### What you need to do:
Reproduce all the lines below exactly and omit the images.

### Supplied data:
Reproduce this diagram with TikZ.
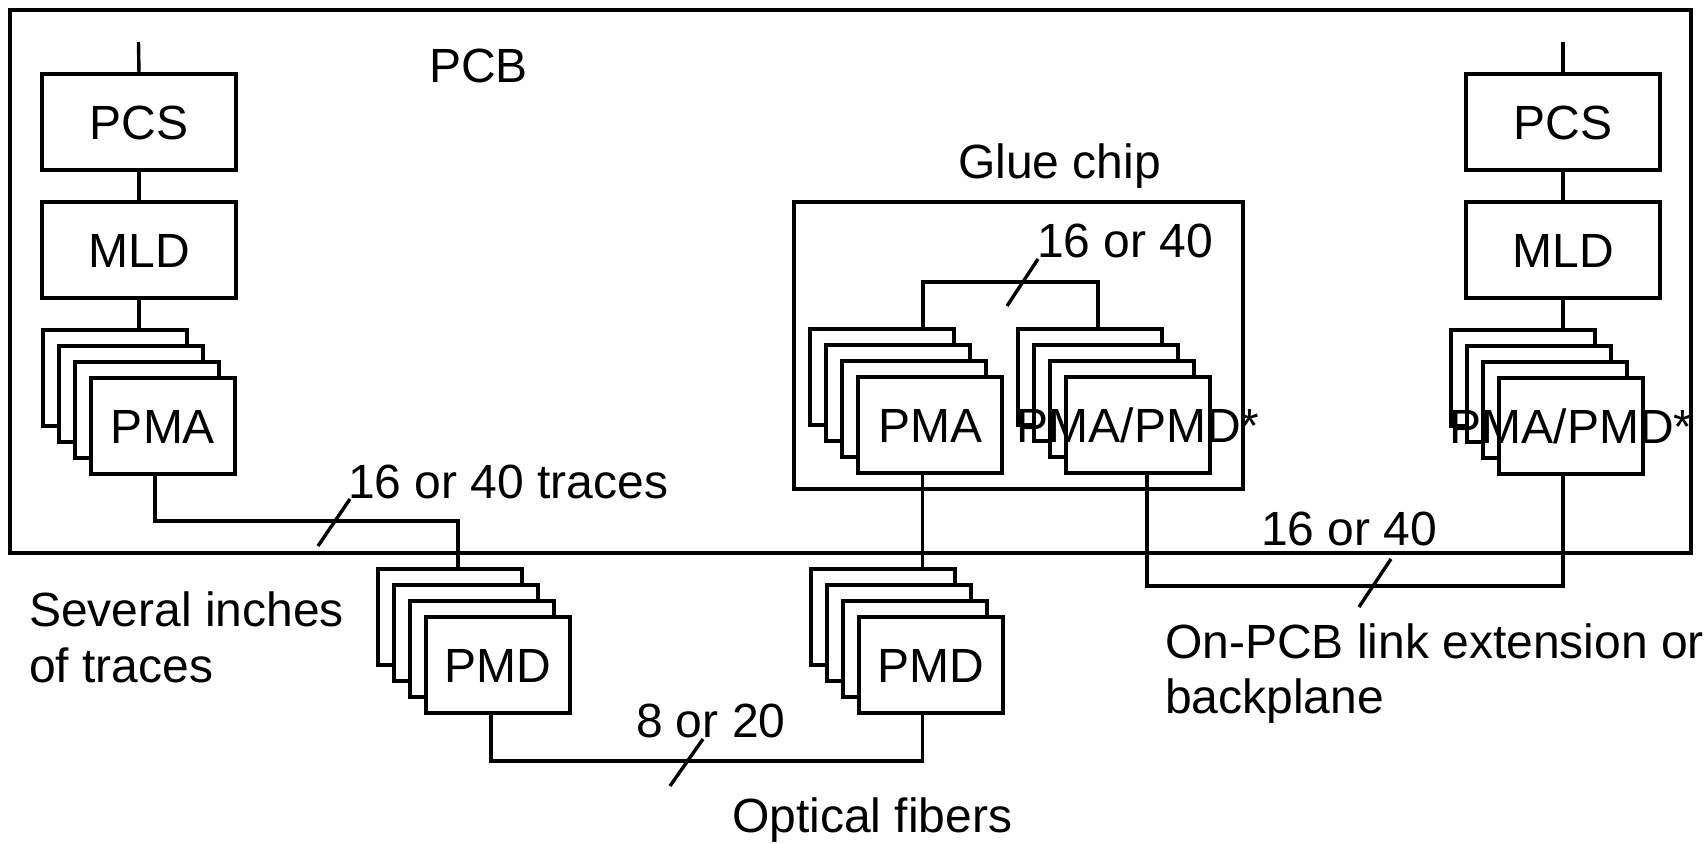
\documentclass[tikz,border=0pt]{standalone}
\usepackage{fontspec}
\setmainfont{Liberation Sans}
\tikzset{
  lw/.style={line width=3.4pt},
  boxst/.style={draw, lw, fill=white, rectangle, inner sep=0pt, outer sep=0pt,
    minimum width=194pt, minimum height=96pt, anchor=north west},
  layerbox/.style={boxst, minimum width=144pt},
  framebox/.style={draw, lw, rectangle, inner sep=0pt, outer sep=0pt, anchor=north west},
  lbl/.style={inner sep=0pt, outer sep=0pt, font=\fontsize{48}{57}\selectfont},
  txt/.style={lbl, anchor=base west},
  wire/.style={lw},
}
\newcommand{\layerstack}[4]{%
  \foreach \k in {0,1,2}{%
    \node[layerbox] (#1l\k) at ({#2+16*\k},{#3+16*\k}) {};
  }%
  \node[layerbox] (#1) at ({#2+48},{#3+48}) {};
  \node[lbl, anchor=base] (#1t) at ([yshift=-17pt]#1.center) {#4};
}
\begin{document}
\begin{tikzpicture}[x=1pt, y=-1pt]
\useasboundingbox (0,0) rectangle (1707,843);
\fill[white] (0,0) rectangle (1707,843);

% PCB frame
\node[framebox, minimum width=1681pt, minimum height=543pt] (pcb) at (10,10) {};
\node[txt] (pcbt) at (429,82) {PCB};

% Glue chip frame
\node[framebox, minimum width=449pt, minimum height=287pt] (glue) at (794,202) {};
\node[txt] (gluet) at (958,178) {Glue chip};

% Left column
\node[boxst] (pcsL) at (42,74) {};
\node[lbl, anchor=base] (pcsLt) at ([yshift=-17pt]pcsL.center) {PCS};
\node[boxst] (mldL) at (42,202) {};
\node[lbl, anchor=base] (mldLt) at ([yshift=-17pt]mldL.center) {MLD};
\layerstack{A}{43}{330}{PMA}

% Right column
\node[boxst] (pcsR) at (1466,74) {};
\node[lbl, anchor=base] (pcsRt) at ([yshift=-17pt]pcsR.center) {PCS};
\node[boxst] (mldR) at (1466,202) {};
\node[lbl, anchor=base] (mldRt) at ([yshift=-17pt]mldR.center) {MLD};
\layerstack{D}{1451}{330}{PMA/PMD*}

% Glue chip stacks
\layerstack{B}{810}{329}{PMA}
\layerstack{C}{1018}{329}{PMA/PMD*}

% PMD stacks
\layerstack{E}{378}{569}{PMD}
\layerstack{F}{811}{569}{PMD}

% vertical links in columns
\coordinate (topL) at (138.5,42);
\coordinate (topR) at (1563,42);
\draw[wire] (topL) -- (pcsL.north);
\draw[wire] (pcsL.south) -- (mldL.north);
\draw[wire] (mldL.south) -- (mldL.south |- Al0.north);
\draw[wire] (topR) -- (pcsR.north);
\draw[wire] (pcsR.south) -- (mldR.north);
\draw[wire] (mldR.south) -- (mldR.south |- Dl0.north);

% PMA (left) to PMD (left)
\coordinate (kA) at (155,521);
\coordinate (kB) at (458,521);
\draw[wire] (A.south -| kA) -- (kA) -- (kB) -- (El0.north -| kB);

% glue bracket
\coordinate (gb1) at (923,282);
\coordinate (gb2) at (1098,282);
\draw[wire] (Bl0.north -| gb1) -- (gb1) -- (gb2) -- (Cl0.north -| gb2);

% glue PMA down to right PMD
\coordinate (gd) at (922.5,520);
\draw[wire] (B.south -| gd) -- (Fl0.north -| gd);

% glue PMA/PMD to right PMA/PMD
\coordinate (r1) at (1147,586);
\coordinate (r2) at (1563,586);
\draw[wire] (C.south -| r1) -- (r1) -- (r2) -- (D.south -| r2);

% optical fibers
\coordinate (o1) at (491,761);
\coordinate (o2) at (922.5,761);
\draw[wire] (E.south -| o1) -- (o1) -- (o2) -- (F.south -| o2);

% slash marks
\draw[wire] (318,546) -- (350,499);
\draw[wire] (1007,306) -- (1038,259);
\draw[wire] (1359,607) -- (1391,559);
\draw[wire] (670,786) -- (703,739);

% labels
\node[txt] (l1) at (348,498) {16 or 40 traces};
\node[txt] (l2) at (1037,257) {16 or 40};
\node[txt] (l3) at (1261,545) {16 or 40};
\node[txt] (l4) at (29,626) {Several inches};
\node[txt] (l5) at (29,682) {of traces};
\node[txt] (l6) at (636,737) {8 or 20};
\node[txt] (l7) at (732,832) {Optical fibers};
\node[txt] (l8) at (1165,658) {On-PCB link extension or};
\node[txt] (l9) at (1165,713) {backplane};
\end{tikzpicture}
\end{document}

### Problem solution:
Reproduce this diagram with TikZ.
\documentclass[tikz,border=0pt]{standalone}
\usepackage{fontspec}
\setmainfont{Liberation Sans}
\tikzset{
  lw/.style={line width=3.4pt},
  boxst/.style={draw, lw, fill=white, rectangle, inner sep=0pt, outer sep=0pt,
    minimum width=194pt, minimum height=96pt, anchor=north west},
  layerbox/.style={boxst, minimum width=144pt},
  framebox/.style={draw, lw, rectangle, inner sep=0pt, outer sep=0pt, anchor=north west},
  lbl/.style={inner sep=0pt, outer sep=0pt, font=\fontsize{48}{57}\selectfont},
  txt/.style={lbl, anchor=base west},
  wire/.style={lw},
}
\newcommand{\layerstack}[4]{%
  \foreach \k in {0,1,2}{%
    \node[layerbox] (#1l\k) at ({#2+16*\k},{#3+16*\k}) {};
  }%
  \node[layerbox] (#1) at ({#2+48},{#3+48}) {};
  \node[lbl, anchor=base] (#1t) at ([yshift=-17pt]#1.center) {#4};
}
\begin{document}
\begin{tikzpicture}[x=1pt, y=-1pt]
\useasboundingbox (0,0) rectangle (1707,843);
\fill[white] (0,0) rectangle (1707,843);

% PCB frame
\node[framebox, minimum width=1681pt, minimum height=543pt] (pcb) at (10,10) {};
\node[txt] (pcbt) at (429,82) {PCB};

% Glue chip frame
\node[framebox, minimum width=449pt, minimum height=287pt] (glue) at (794,202) {};
\node[txt] (gluet) at (958,178) {Glue chip};

% Left column
\node[boxst] (pcsL) at (42,74) {};
\node[lbl, anchor=base] (pcsLt) at ([yshift=-17pt]pcsL.center) {PCS};
\node[boxst] (mldL) at (42,202) {};
\node[lbl, anchor=base] (mldLt) at ([yshift=-17pt]mldL.center) {MLD};
\layerstack{A}{43}{330}{PMA}

% Right column
\node[boxst] (pcsR) at (1466,74) {};
\node[lbl, anchor=base] (pcsRt) at ([yshift=-17pt]pcsR.center) {PCS};
\node[boxst] (mldR) at (1466,202) {};
\node[lbl, anchor=base] (mldRt) at ([yshift=-17pt]mldR.center) {MLD};
\layerstack{D}{1451}{330}{PMA/PMD*}

% Glue chip stacks
\layerstack{B}{810}{329}{PMA}
\layerstack{C}{1018}{329}{PMA/PMD*}

% PMD stacks
\layerstack{E}{378}{569}{PMD}
\layerstack{F}{811}{569}{PMD}

% vertical links in columns
\coordinate (topL) at (138.5,42);
\coordinate (topR) at (1563,42);
\draw[wire] (topL) -- (pcsL.north);
\draw[wire] (pcsL.south) -- (mldL.north);
\draw[wire] (mldL.south) -- (mldL.south |- Al0.north);
\draw[wire] (topR) -- (pcsR.north);
\draw[wire] (pcsR.south) -- (mldR.north);
\draw[wire] (mldR.south) -- (mldR.south |- Dl0.north);

% PMA (left) to PMD (left)
\coordinate (kA) at (155,521);
\coordinate (kB) at (458,521);
\draw[wire] (A.south -| kA) -- (kA) -- (kB) -- (El0.north -| kB);

% glue bracket
\coordinate (gb1) at (923,282);
\coordinate (gb2) at (1098,282);
\draw[wire] (Bl0.north -| gb1) -- (gb1) -- (gb2) -- (Cl0.north -| gb2);

% glue PMA down to right PMD
\coordinate (gd) at (922.5,520);
\draw[wire] (B.south -| gd) -- (Fl0.north -| gd);

% glue PMA/PMD to right PMA/PMD
\coordinate (r1) at (1147,586);
\coordinate (r2) at (1563,586);
\draw[wire] (C.south -| r1) -- (r1) -- (r2) -- (D.south -| r2);

% optical fibers
\coordinate (o1) at (491,761);
\coordinate (o2) at (922.5,761);
\draw[wire] (E.south -| o1) -- (o1) -- (o2) -- (F.south -| o2);

% slash marks
\draw[wire] (318,546) -- (350,499);
\draw[wire] (1007,306) -- (1038,259);
\draw[wire] (1359,607) -- (1391,559);
\draw[wire] (670,786) -- (703,739);

% labels
\node[txt] (l1) at (348,498) {16 or 40 traces};
\node[txt] (l2) at (1037,257) {16 or 40};
\node[txt] (l3) at (1261,545) {16 or 40};
\node[txt] (l4) at (29,626) {Several inches};
\node[txt] (l5) at (29,682) {of traces};
\node[txt] (l6) at (636,737) {8 or 20};
\node[txt] (l7) at (732,832) {Optical fibers};
\node[txt] (l8) at (1165,658) {On-PCB link extension or};
\node[txt] (l9) at (1165,713) {backplane};
\end{tikzpicture}
\end{document}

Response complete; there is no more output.